A Golden State lawmaker wants to make sure the recreational market is well policed when licensed sales begin in January. Assemblyman Tom Lackey of Palmdale is proposing that the California Highway Patrol take responsibility "for investigating black-market cannabis activity," according to a statement from his office.

"California is about to embark on the biggest experiment in cannabis policy in our nation’s history. Whether the federal government will take action against our state remains a major question," Lackey said in a statement. "If we want to avoid intervention from the federal government, we need to do everything we can to crack down on illegal activity and prevent cannabis from being exported out of state. Without a central point for coordinating action statewide, accomplishing this will be a huge challenge."

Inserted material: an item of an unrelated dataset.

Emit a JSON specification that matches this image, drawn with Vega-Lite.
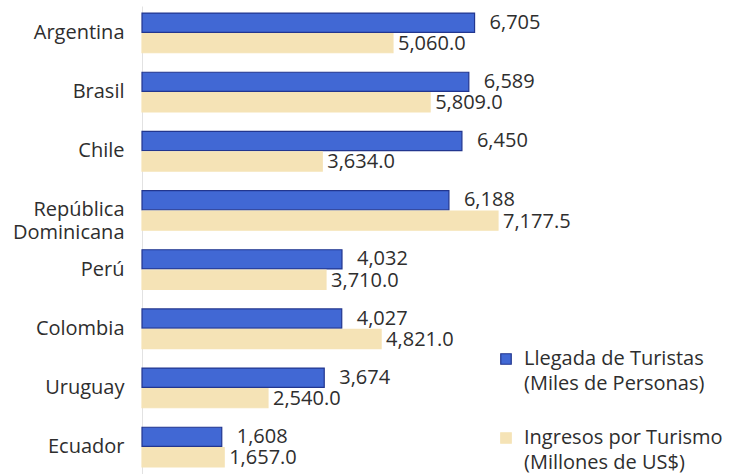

His proposal, Assembly Bill 1733, was introduced too late to make the legislative session that ended last week, but it will be considered early next year, according to Lackey's office.

Because it's so new, details of the bill have not been worked out, and there's no fact sheet available, the lawmaker's spokesman said. The CHP might seem to be an odd choice to run statewide cannabis enforcement, but there could be some synergy here, experts say.

Proposition 64, which legalized recreational pot, dedicates $3 million a year to the CHP "to establish and adopt protocols to determine whether a driver is operating a vehicle while impaired, including impairment by the use of marijuana or marijuana products," according to the language of the voter-approved measure.

And the agency, which serves as California's de facto statewide police force, has experience in highway drug interdiction across the Golden State. "Assemblyman Lackey wants to be sure that the state is prepared to have strong enforcement against illegal activity, and utilizing CHP is one of the best ways we can do that," Tim Townsend, capital director for the legislator, said via email. "Right now, enforcement has been a missing part of the conversation."

L.A.'s United Cannabis Business Alliance, which represents a number of so-called "limited legal immunity" dispensaries in town, has no problem with having the CHP in charge of cracking down against its competition — the black market.

“The UCBA welcomes enforcement actions against illegally operating cannabis businesses," Jerred Kiloh, the group's president, said via email. "We support efforts by the state to ensure that taxpaying businesses are allowed to operate while scofflaws are shut down. We also believe that enforcement across all jurisdictions is a key component of ensuring that the social equity programs can compete against an illegal market."

Nick Morrow, a former Los Angeles County Sheriff's Department detective and drug expert who's a member of the pro-legalization group Law Enforcement Action Partnership, says the CHP is more than qualified for the job. But he says that local jurisdictions might not like the state agency bigfooting on their turf.

In Los Angeles, sheriff's deputies and the Los Angeles Police Department are well-versed in the black market, and each has nearly 10,000 sworn officers, compared with the CHP's 7,500 or so statewide. "Are the LAPD and L.A. sheriff going to take a back seat to the CHP?" Morrow asks.

He also says that it would take a sizable investment in the CHP to make it a full-time narcotics force. It could require adding hundreds of expensive cops to the force. And extra training for current badges could be necessary.

"I don't know if this whole idea of putting the CHP in charge of illicit marijuana is a fundraiser designed as a mandate," Morrow says. "They might have to double the size of their agency. It might not be fiscally viable."

According to Lackey's office, "CHP has experience working in partnership with local law enforcement on task forces and is equipped with investigators in 102 field offices across the state."

A CHP spokesman said the agency doesn't comment on pending legislation.